Faced with a slew of road miles and windshield time can lead one's mind to wandering.  Sometimes the places it meanders to and memories it brushes by can be a pleasant surprise.

While trekking along Interstate 90 the other day I happened to begin to ponder a time when things were rather different when it came to traversing this corner of the state.  

It wasn't often that my family made the sixty mile trip to the big city of Sioux Falls but now and then we did. I recall usually this was to make a stop at the Green Stamps store there where my mother would cash in the cache of trading stamps that she'd been carefully and faithfully accruing and slapping into the stamp booklets.  

That store was a mecca of treasures-and all for the taking for the diligent souls who amassed those little green gummed stamps with every grocery store purchase.  One of my favorite tasks was to lick them and affix them to the pages for her.  (I still love stamps of every sort and rue the fact that the post office makes us peel and stick our stamps these days).  When full, the green stamp book was a valued treasure, worth nearly its weight in gold.  And then we would make the drive to the big city to trade in our stamps.  

Along the way on our adventure, we would drive the "old" state highway 16 to Adrian where we'd steer onto the big Interstate 90.  In Adrian we'd always make a stop at the big red Nickerson Farm barn store and that, to me, is what the best memories are made of.  

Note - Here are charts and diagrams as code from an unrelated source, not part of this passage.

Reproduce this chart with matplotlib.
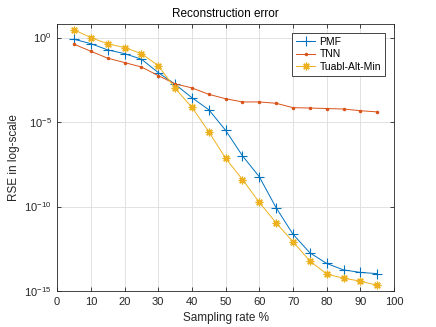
import numpy as np
import matplotlib
matplotlib.use('Agg')
import matplotlib.pyplot as plt
from matplotlib.ticker import FixedLocator, NullLocator

#*********************************************************************************
# data (log10 of RSE)
rate = [5, 10, 15, 20, 25, 30, 35, 40, 45, 50, 55, 60, 65, 70, 75, 80, 85, 90, 95]
pmf_log = [-0.10, -0.36, -0.73, -0.95, -1.28, -2.07, -2.76, -3.56, -4.27, -5.49,
           -7.00, -8.24, -10.08, -11.64, -12.74, -13.37, -13.75, -13.90, -13.97]
tnn_log = [-0.39, -0.81, -1.22, -1.48, -1.74, -2.25, -2.74, -2.98, -3.36, -3.62,
           -3.81, -3.81, -3.89, -4.15, -4.17, -4.20, -4.23, -4.33, -4.40]
tam_log = [0.46, 0.00, -0.37, -0.59, -0.95, -1.66, -3.00, -4.13, -5.57, -7.15,
           -8.40, -9.76, -10.97, -12.09, -13.22, -14.00, -14.24, -14.42, -14.66]
names = ['PMF', 'TNN', 'Tuabl-Alt-Min']

#*********************************************************************************
plt.rcParams['font.family'] = ['Liberation Sans', 'DejaVu Sans']
ax_col = '#262626'

fig = plt.figure(figsize=(4.36, 3.27), dpi=100)
ax = fig.add_axes([0.131, 0.110, 0.773, 0.817])

ax.plot(rate, 10.0**np.array(pmf_log), color='#0072BD', marker='+', ms=6.5, mew=0.8, lw=0.7, label=names[0])
ax.plot(rate, 10.0**np.array(tnn_log), color='#D95319', marker='.', ms=3, lw=0.7, label=names[1])
ax.plot(rate, 10.0**np.array(tam_log), color='#EDB120', marker=(8, 2, 0), ms=5.5, mew=0.9, lw=0.7, label=names[2])

ax.set_yscale('log')
ax.set_xlim([0, 100])
ax.set_ylim([1e-15, 10**0.81])
ax.xaxis.set_major_locator(FixedLocator(np.arange(0, 101, 10)))
ax.yaxis.set_major_locator(FixedLocator([1e-15, 1e-10, 1e-5, 1e0]))
ax.yaxis.set_minor_locator(NullLocator())
ax.grid(True, color='#dddddd', lw=0.6)
ax.set_axisbelow(True)
ax.tick_params(direction='in', length=3, width=0.6, top=True, right=True, labelsize=8, colors=ax_col, pad=4)
for s in ax.spines.values():
   s.set_color(ax_col)
   s.set_linewidth(0.6)

ax.set_title('Reconstruction error', fontsize=8.5, color='k', pad=5)
ax.set_xlabel('Sampling rate %', fontsize=8.5, color=ax_col, labelpad=4)
ax.set_ylabel('RSE in log-scale', fontsize=8.5, color=ax_col, labelpad=3)

leg = ax.legend(loc='upper right', fontsize=7.5, fancybox=False, framealpha=1,
                edgecolor=ax_col, borderaxespad=0.9, handlelength=1.9, labelspacing=0.25,
                borderpad=0.35, handletextpad=0.4)
leg.get_frame().set_linewidth(0.6)

plt.savefig('out.png', dpi=100)
plt.close()
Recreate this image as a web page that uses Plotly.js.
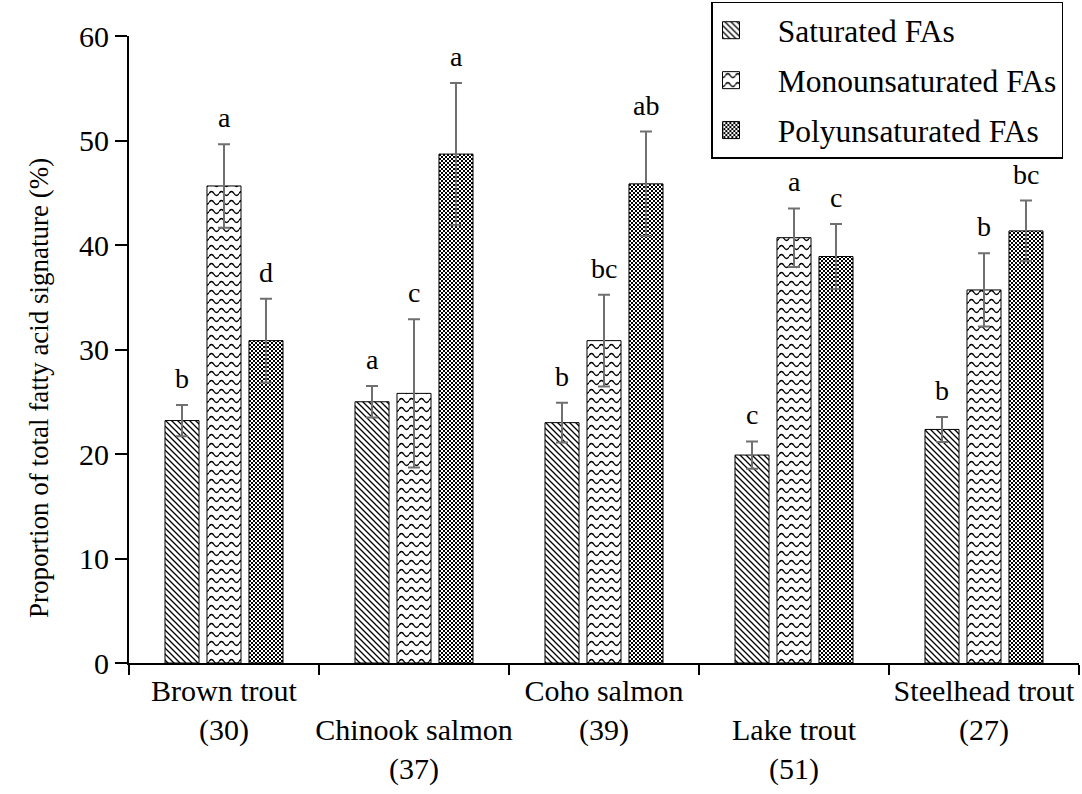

It was there that we'd get our choice of myriad flavors of candy sticks, all displayed in glass jars across the counter tops there.  The only problem I recall was deciding which flavor to choose.  We'd happily lick those candy sticks all the way home from the big city.  

Why, you might ask, did we not drive the entire route on the four lane interstate highway?  Well, the fact of the matter is that it didn't exist in those days.  That last leg of the mighty highway that criss-crosses the state of Minnesota was not to be until later in the 70s when construction was completed and the face of the landscape forever transformed.

That was just before the final leg of the length of the interstate through Minnesota was put into place.  Today that spot, near Blue Earth, is commemorated with a plaque but back in 1978, a 4' wide gold concrete line marked the spot where east met west in the completion of the mighty highway.  

Construction on Interstate 90 began in 1961 with a bypass near Austin in the eastern part of the state.  When Minnesota's portion of the interstate was completed over twenty years later, it became part of a 3,099 mile route that ran cross country from east to west coast.

Today the road is an endless stream of activity at any hour of the day or night.  It's truly difficult to imagine a day when it wasn't where it is.  It's a good thing the route was finished from in this corner of the state.  After all, it just wouldn't do to interrupt the flow of traffic by with a break in the ribbon of highway.  

That just might impede progress after all.